In May, the Dept. of Health and Human Services Office of Inspector General reported that nearly 442,000 physicians billed E&M services in 2010. Of those physicians, 1,669 were found consistently to bill higher-level E&M codes, such as the 99215 code that Connolly will review.
A broader view of coding trends shows increasing proportions of higher-level services being billed during the past decade. The trend has federal officials suspecting that physicians and other health professionals intentionally are inflating code levels on claims.
The new RAC review appears to be part of a concerted effort by the federal government to eliminate improper Medicare billing. In a Sept. 24 letter to organizations representing hospitals, HHS and the Dept. of Justice said there were indications that some health professionals were using electronic health record systems to clone medical record documentation on Medicare claims to boost payments. Upcoding the intensity of care provided or the patient condition also was a listed concern.

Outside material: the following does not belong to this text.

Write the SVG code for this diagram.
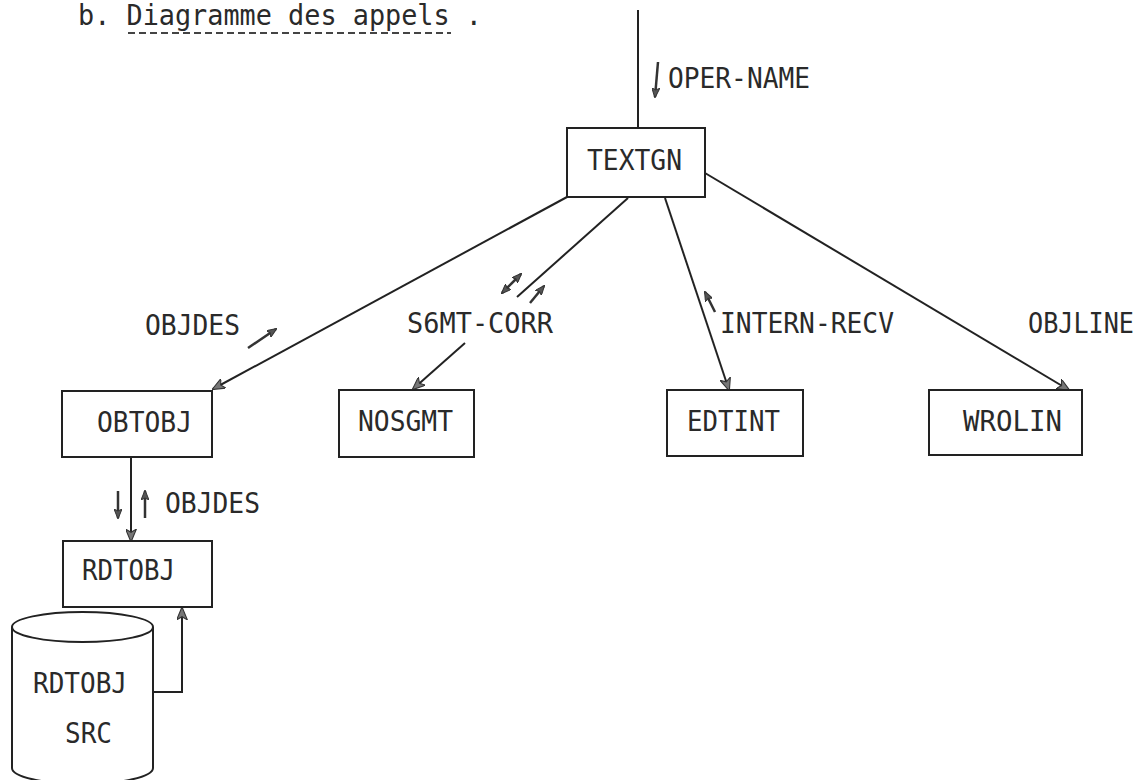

“A patient's care information must be verified individually to ensure accuracy: It cannot be cut and pasted from a different record of the patient, which risks medical errors as well as overpayments,” stated the letter, signed by HHS Secretary Kathleen Sebelius and Attorney General Eric Holder.
CMS will continue reviewing records through audits to identify wrongdoers and prevent improper billing, and health care fraud will not be tolerated, Sebelius and Holder said, noting that “CMS is initiating more extensive medical reviews to ensure that providers are coding evaluation and management services accurately.”
Some physicians have seen problems with EHR system defaults auto-filling medical documentation information, said John Holcomb, MD, chair of the Texas Medical Assn. select committee on Medicaid, CHIP and the uninsured. However, those systems are programmed so physicians comply with long-established coding guidelines that all health professionals are supposed to follow.
At the same time, no certified coder reviewing claims and medical records for a RAC is in a good position to determine the complexity of a physician's medical decision-making, a key component of an office visit, Dr. Holcomb said. A coder lacks the training to decide the severity of a past patient visit.
“I'm suspecting this issue is a stalking horse to see how easy it is to find upcoding,” he said. “But most [physicians] are not using the 99215s, because they don't want to be audited.”